### WHAT YOU HAVE TO DO
Lines holding the string "with" are the ones to copy from this listing.

^^^^^^^^

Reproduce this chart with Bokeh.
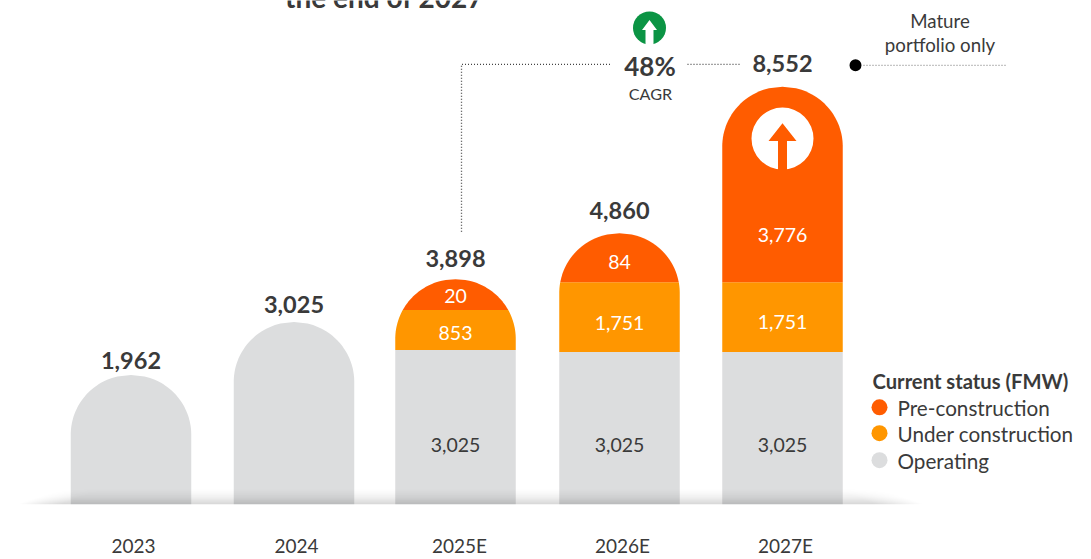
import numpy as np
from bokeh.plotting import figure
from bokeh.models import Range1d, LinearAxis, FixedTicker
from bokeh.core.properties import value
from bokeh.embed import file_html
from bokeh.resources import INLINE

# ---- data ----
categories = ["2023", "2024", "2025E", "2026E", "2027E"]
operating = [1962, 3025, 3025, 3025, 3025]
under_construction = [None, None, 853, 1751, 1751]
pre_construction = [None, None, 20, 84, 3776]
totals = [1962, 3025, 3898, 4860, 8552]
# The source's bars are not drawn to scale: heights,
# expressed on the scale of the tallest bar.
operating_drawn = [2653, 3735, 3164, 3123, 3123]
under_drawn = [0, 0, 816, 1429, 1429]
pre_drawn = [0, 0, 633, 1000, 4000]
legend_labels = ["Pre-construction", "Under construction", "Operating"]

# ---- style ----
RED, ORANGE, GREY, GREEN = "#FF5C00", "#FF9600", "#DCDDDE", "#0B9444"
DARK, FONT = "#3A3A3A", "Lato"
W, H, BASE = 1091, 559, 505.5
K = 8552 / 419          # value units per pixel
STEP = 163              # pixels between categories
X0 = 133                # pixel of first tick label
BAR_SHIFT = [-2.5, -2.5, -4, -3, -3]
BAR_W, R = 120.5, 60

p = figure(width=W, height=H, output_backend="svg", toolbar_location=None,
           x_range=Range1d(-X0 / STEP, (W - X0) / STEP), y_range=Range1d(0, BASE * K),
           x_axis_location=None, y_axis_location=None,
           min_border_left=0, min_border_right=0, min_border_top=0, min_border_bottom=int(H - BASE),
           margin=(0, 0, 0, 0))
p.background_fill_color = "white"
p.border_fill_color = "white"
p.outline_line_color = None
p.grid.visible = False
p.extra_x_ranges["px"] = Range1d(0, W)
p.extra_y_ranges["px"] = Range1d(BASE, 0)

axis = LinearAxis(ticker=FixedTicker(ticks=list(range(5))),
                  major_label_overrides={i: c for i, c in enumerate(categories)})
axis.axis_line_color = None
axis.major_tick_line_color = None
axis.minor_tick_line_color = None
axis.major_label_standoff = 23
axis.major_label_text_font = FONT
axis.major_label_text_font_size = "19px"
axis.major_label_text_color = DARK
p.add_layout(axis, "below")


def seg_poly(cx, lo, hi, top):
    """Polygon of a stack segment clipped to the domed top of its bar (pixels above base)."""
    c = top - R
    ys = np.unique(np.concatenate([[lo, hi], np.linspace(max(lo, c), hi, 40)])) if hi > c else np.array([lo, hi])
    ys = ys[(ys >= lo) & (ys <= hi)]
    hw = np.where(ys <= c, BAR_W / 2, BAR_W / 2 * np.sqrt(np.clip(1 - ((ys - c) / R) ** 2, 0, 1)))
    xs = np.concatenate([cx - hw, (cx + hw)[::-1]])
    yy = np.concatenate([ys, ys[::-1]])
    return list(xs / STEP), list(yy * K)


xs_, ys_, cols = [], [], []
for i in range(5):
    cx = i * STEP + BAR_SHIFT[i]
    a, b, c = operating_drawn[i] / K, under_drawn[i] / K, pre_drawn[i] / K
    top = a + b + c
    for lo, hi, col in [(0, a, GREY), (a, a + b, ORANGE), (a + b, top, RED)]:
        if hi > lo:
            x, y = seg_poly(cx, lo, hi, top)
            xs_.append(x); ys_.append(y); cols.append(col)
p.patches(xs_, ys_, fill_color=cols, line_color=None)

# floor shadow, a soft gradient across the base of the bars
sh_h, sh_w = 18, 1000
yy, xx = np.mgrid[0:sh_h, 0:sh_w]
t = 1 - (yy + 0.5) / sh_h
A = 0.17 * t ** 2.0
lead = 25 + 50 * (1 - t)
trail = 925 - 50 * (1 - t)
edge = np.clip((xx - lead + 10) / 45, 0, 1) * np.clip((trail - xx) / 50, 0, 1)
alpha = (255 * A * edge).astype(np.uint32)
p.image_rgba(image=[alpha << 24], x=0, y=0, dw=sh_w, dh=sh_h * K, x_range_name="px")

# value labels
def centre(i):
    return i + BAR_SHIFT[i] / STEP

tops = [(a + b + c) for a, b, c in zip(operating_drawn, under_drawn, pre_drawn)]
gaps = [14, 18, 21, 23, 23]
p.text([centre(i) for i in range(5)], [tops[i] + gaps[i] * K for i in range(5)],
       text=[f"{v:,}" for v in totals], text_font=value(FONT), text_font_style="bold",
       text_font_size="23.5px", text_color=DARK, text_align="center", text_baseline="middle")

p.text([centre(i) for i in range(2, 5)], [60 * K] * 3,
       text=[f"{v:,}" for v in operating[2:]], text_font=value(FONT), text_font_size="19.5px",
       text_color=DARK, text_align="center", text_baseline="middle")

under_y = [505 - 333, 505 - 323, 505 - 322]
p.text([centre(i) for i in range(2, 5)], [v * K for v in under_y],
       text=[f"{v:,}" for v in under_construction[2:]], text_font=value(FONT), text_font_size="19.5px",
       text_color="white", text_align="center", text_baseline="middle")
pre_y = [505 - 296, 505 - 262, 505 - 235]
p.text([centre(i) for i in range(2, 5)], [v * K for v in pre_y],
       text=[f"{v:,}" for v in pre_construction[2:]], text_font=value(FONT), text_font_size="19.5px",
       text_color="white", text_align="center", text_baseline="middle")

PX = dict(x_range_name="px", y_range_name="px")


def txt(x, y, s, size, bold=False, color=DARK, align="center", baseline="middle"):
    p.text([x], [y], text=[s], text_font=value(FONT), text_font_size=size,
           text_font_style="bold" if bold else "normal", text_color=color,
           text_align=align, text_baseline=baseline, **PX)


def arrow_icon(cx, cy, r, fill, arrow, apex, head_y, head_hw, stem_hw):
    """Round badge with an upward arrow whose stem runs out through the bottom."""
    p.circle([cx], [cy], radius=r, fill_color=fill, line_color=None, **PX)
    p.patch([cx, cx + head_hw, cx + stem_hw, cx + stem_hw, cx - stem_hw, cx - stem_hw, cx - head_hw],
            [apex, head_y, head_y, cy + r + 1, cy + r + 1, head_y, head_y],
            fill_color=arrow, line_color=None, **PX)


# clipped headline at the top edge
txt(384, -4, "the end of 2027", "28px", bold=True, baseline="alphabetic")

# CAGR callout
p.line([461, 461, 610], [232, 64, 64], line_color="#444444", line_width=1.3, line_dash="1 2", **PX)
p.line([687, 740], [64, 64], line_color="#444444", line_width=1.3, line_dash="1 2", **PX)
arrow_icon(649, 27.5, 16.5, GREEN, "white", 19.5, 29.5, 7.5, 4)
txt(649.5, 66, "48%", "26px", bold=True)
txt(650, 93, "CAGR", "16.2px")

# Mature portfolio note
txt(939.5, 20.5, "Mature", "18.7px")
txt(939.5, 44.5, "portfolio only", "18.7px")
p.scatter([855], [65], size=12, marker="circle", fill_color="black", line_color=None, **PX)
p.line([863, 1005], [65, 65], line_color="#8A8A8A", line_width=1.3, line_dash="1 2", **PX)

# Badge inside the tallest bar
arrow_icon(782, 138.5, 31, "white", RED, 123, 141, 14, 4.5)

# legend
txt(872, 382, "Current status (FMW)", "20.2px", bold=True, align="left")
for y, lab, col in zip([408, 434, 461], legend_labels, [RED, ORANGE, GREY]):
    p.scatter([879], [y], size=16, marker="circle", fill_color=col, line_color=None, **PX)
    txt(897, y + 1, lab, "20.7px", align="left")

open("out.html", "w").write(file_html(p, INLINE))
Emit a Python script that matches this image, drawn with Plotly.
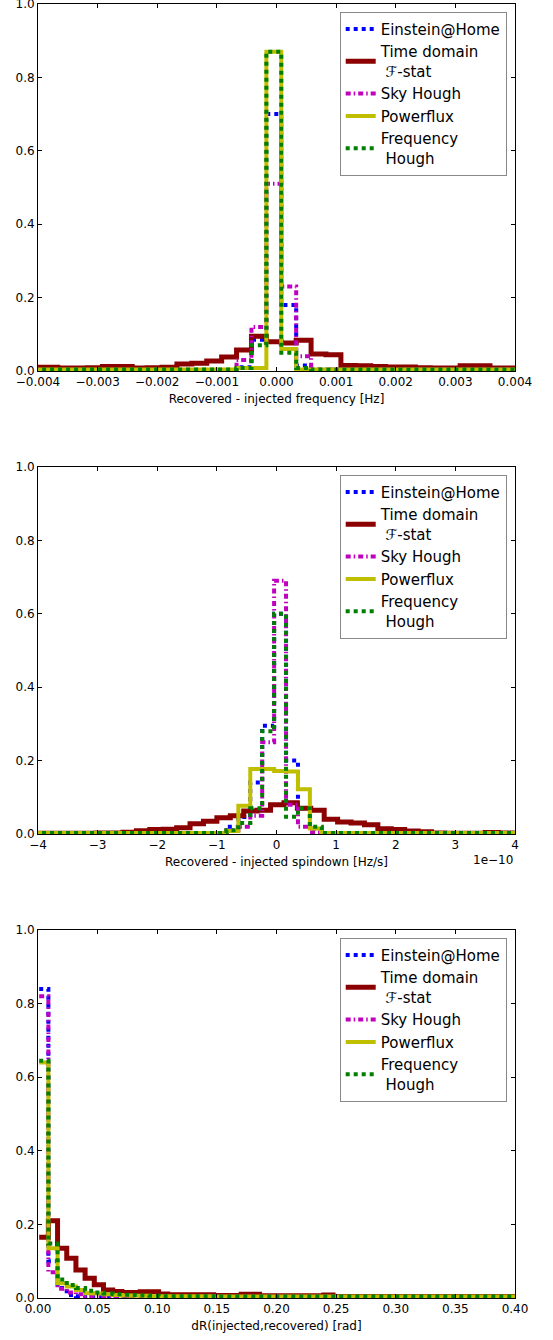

^^^^^^^^

### EXERCISE RESPONSE
Reproduce this chart with Bokeh.
    """Round badge with an upward arrow whose stem runs out through the bottom."""
Emit a Python script that matches this image, drawn with Plotly.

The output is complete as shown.